* BEGIN *

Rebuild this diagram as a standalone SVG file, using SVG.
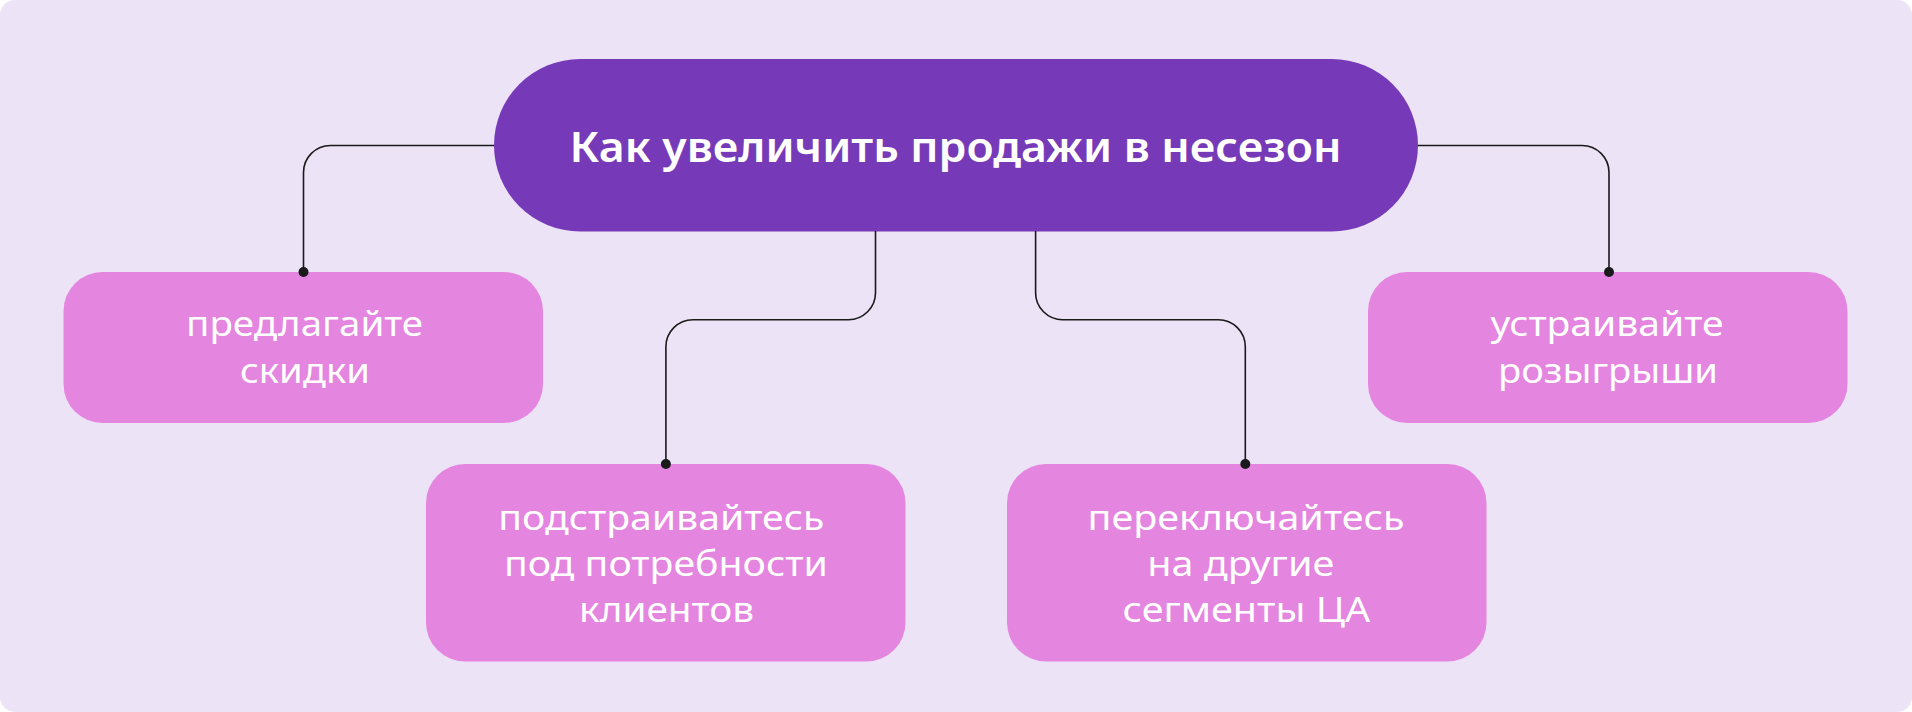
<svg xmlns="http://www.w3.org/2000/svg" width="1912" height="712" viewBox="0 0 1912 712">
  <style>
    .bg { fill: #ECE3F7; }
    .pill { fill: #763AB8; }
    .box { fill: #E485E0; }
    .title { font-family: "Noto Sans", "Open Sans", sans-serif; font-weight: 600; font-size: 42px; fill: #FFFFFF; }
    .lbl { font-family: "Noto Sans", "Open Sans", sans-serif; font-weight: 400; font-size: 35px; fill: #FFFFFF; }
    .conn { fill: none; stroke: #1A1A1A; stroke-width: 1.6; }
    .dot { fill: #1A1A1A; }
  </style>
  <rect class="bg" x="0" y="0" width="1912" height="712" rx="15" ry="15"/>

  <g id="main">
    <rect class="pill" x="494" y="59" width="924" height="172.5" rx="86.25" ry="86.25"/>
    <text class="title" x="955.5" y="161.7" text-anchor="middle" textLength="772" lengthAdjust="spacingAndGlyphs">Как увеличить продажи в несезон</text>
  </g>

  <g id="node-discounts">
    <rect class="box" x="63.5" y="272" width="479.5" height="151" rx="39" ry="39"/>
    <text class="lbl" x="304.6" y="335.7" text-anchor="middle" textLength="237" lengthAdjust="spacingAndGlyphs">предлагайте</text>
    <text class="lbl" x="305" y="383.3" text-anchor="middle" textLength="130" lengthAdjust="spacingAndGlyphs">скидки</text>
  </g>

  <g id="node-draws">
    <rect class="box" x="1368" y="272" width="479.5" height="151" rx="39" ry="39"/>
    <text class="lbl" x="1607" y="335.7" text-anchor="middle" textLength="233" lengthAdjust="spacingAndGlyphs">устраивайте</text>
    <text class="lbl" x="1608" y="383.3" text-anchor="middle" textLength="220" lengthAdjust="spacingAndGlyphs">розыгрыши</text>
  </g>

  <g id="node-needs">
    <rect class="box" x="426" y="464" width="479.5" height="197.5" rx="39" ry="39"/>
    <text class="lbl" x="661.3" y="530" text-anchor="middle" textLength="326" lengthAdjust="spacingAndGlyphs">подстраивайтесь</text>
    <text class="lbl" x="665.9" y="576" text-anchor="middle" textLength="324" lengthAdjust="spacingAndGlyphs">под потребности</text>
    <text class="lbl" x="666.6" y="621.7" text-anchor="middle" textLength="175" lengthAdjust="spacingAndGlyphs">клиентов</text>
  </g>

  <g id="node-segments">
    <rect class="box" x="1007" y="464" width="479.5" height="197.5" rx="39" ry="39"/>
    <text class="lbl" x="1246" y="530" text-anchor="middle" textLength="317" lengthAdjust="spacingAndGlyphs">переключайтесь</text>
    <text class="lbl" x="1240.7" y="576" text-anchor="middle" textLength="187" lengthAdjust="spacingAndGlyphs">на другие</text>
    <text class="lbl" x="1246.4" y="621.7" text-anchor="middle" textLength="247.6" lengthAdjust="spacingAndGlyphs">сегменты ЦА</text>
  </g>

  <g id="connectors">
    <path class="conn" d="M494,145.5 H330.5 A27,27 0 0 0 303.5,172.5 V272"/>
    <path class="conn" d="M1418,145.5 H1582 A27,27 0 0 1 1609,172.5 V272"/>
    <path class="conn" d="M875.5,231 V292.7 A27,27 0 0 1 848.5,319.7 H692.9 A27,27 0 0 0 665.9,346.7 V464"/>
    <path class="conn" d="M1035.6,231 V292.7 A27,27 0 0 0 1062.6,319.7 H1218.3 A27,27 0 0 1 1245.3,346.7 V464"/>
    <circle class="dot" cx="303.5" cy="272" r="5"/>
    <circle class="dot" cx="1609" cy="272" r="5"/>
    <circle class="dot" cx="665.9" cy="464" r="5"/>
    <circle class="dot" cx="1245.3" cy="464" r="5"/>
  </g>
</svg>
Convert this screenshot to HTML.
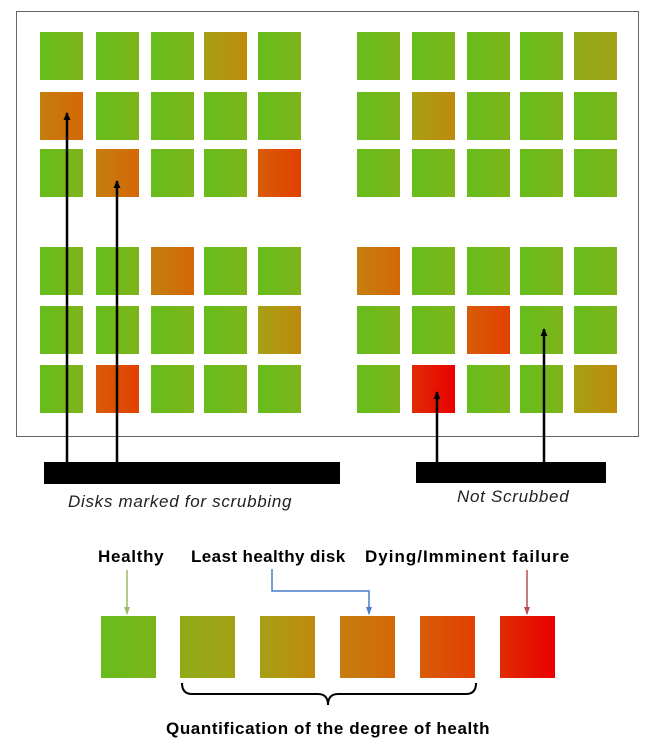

* END *

- **GOAL**
Restate the entire listing word for word, excluding pictures.

- **TASK OUTPUT**
Rebuild this diagram as a standalone SVG file, using SVG.
<svg xmlns="http://www.w3.org/2000/svg" width="1912" height="712" viewBox="0 0 1912 712">
  <style>
    .bg { fill: #ECE3F7; }
    .pill { fill: #763AB8; }
    .box { fill: #E485E0; }
    .title { font-family: "Noto Sans", "Open Sans", sans-serif; font-weight: 600; font-size: 42px; fill: #FFFFFF; }
    .lbl { font-family: "Noto Sans", "Open Sans", sans-serif; font-weight: 400; font-size: 35px; fill: #FFFFFF; }
    .conn { fill: none; stroke: #1A1A1A; stroke-width: 1.6; }
    .dot { fill: #1A1A1A; }
  </style>
  <rect class="bg" x="0" y="0" width="1912" height="712" rx="15" ry="15"/>

  <g id="main">
    <rect class="pill" x="494" y="59" width="924" height="172.5" rx="86.25" ry="86.25"/>
    <text class="title" x="955.5" y="161.7" text-anchor="middle" textLength="772" lengthAdjust="spacingAndGlyphs">Как увеличить продажи в несезон</text>
  </g>

  <g id="node-discounts">
    <rect class="box" x="63.5" y="272" width="479.5" height="151" rx="39" ry="39"/>
    <text class="lbl" x="304.6" y="335.7" text-anchor="middle" textLength="237" lengthAdjust="spacingAndGlyphs">предлагайте</text>
    <text class="lbl" x="305" y="383.3" text-anchor="middle" textLength="130" lengthAdjust="spacingAndGlyphs">скидки</text>
  </g>

  <g id="node-draws">
    <rect class="box" x="1368" y="272" width="479.5" height="151" rx="39" ry="39"/>
    <text class="lbl" x="1607" y="335.7" text-anchor="middle" textLength="233" lengthAdjust="spacingAndGlyphs">устраивайте</text>
    <text class="lbl" x="1608" y="383.3" text-anchor="middle" textLength="220" lengthAdjust="spacingAndGlyphs">розыгрыши</text>
  </g>

  <g id="node-needs">
    <rect class="box" x="426" y="464" width="479.5" height="197.5" rx="39" ry="39"/>
    <text class="lbl" x="661.3" y="530" text-anchor="middle" textLength="326" lengthAdjust="spacingAndGlyphs">подстраивайтесь</text>
    <text class="lbl" x="665.9" y="576" text-anchor="middle" textLength="324" lengthAdjust="spacingAndGlyphs">под потребности</text>
    <text class="lbl" x="666.6" y="621.7" text-anchor="middle" textLength="175" lengthAdjust="spacingAndGlyphs">клиентов</text>
  </g>

  <g id="node-segments">
    <rect class="box" x="1007" y="464" width="479.5" height="197.5" rx="39" ry="39"/>
    <text class="lbl" x="1246" y="530" text-anchor="middle" textLength="317" lengthAdjust="spacingAndGlyphs">переключайтесь</text>
    <text class="lbl" x="1240.7" y="576" text-anchor="middle" textLength="187" lengthAdjust="spacingAndGlyphs">на другие</text>
    <text class="lbl" x="1246.4" y="621.7" text-anchor="middle" textLength="247.6" lengthAdjust="spacingAndGlyphs">сегменты ЦА</text>
  </g>

  <g id="connectors">
    <path class="conn" d="M494,145.5 H330.5 A27,27 0 0 0 303.5,172.5 V272"/>
    <path class="conn" d="M1418,145.5 H1582 A27,27 0 0 1 1609,172.5 V272"/>
    <path class="conn" d="M875.5,231 V292.7 A27,27 0 0 1 848.5,319.7 H692.9 A27,27 0 0 0 665.9,346.7 V464"/>
    <path class="conn" d="M1035.6,231 V292.7 A27,27 0 0 0 1062.6,319.7 H1218.3 A27,27 0 0 1 1245.3,346.7 V464"/>
    <circle class="dot" cx="303.5" cy="272" r="5"/>
    <circle class="dot" cx="1609" cy="272" r="5"/>
    <circle class="dot" cx="665.9" cy="464" r="5"/>
    <circle class="dot" cx="1245.3" cy="464" r="5"/>
  </g>
</svg>
Convert this screenshot to HTML.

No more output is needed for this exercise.